Après deux films de monstres, Teddy et L’année du requin, situés dans le Sud-Ouest de la France, les jumeaux Ludovic et Zoran Boukherma, 32 ans, changent de genre et se tournent vers l’Est avec Leurs enfants après eux, une fresque générationnelle universelle adaptée du roman homonyme de Nicolas Mathieu, prix Goncourt 2018.
Le film commence en août 1992, dans une vallée perdue où les hauts fourneaux sont désaffectés et où vit une population appauvrie par la désindustrialisation. Anthony (Paul Kircher), adolescent boutonneux de 14 ans s’ennuie ferme, à l’image de sa mère Hélène (Ludivine Sagnier), qui traîne son alcoolique de mari Patrick (Gilles Lellouche) comme un boulet.
Le coup de foudre
Il fait chaud cet été-là. Avec son cousin, plus extraverti, culotté et dragueur sur les bords, Anthony vole un canoé pour aller voir si c’est plus marrant de l’autre côté du lac, sur la plage des culs-nus. C’est là qu’il rencontre la jolie Stéphanie (Angelina Woreth), coqueluche inaccessible du coin, qui l’invite à une soirée. Coup de foudre.
Mais comment faire pour aller la retrouver? Ce n’est pas la porte à côté. Le gamin commet alors la folie d’emprunter la moto de son père, qui tient à sa bécane plus qu’à la prunelle de ses yeux. Catastrophe, le lendemain l'engin a disparu. Non seulement Anthony terrorisé s'enfuit devant son paternel fou de rage, mais il va devoir affronter Hacine (Sayyyid El Alami), jeune dealer beur du secteur, mauvais comme la gale.
Pendant quatre étés, de 1992 à 1998, l’année de la Coupe du monde de football (gagnée par la France est-il utile de le rappeler…) suit ainsi les destins croisés de ces personnages, dans la reconstitution d’une époque qui se meurt, nous entraînant dans ses bals, ses jeux télévisés, ses fêtes foraines où cartonnent Johnny, Cabrel et Goldman.
Du souffle et de l'intensité
Une partie de la critique estime que le film n’atteint pas l’acuité politique, la rage et la chair du roman. Pour ceux et celles qui l’ont lu, c'est possible.. Mais avec leur mise en scène belle et précise, leur fidélité au livre, les frères Boukherma n’en brossent pas moins un portrait émouvant et plein de justesse de la jeunesse. Il y a du souffle, de l’intensité dans cet opus entre fable sociale et récit d’apprentissage, nourri d’amour fou, de romanesque, de violence, de lyrisme, de nostalgie et de mélancolie teintées d’humour, de grâce.

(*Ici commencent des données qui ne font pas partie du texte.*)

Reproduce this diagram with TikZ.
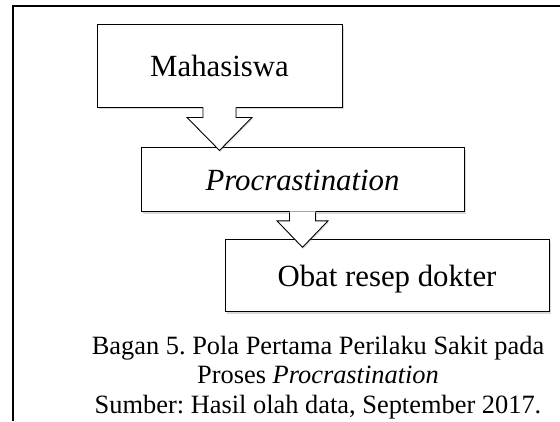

Leurs enfants après eux est de plus remarquablement interprété. Par Angelina Woreth, Ludivine Sagnier ou encore Sayyid El Alami. Et surtout par sa tête d’affiche, le très talentueux et étoile montante Paul Kircher. Tour à tour maladroit, sauvage mutique, explosif, il est aussi génial et physique que dans Le règne animal de Thomas Cailley. Le plus logiquement du monde, il a remporté le prix Marcello Mastroianni du meilleur espoir masculin à la dernière Mostra de Venise.
A l‘affiche dans les salles de Suisse romande depuis mercredi 4 décembre.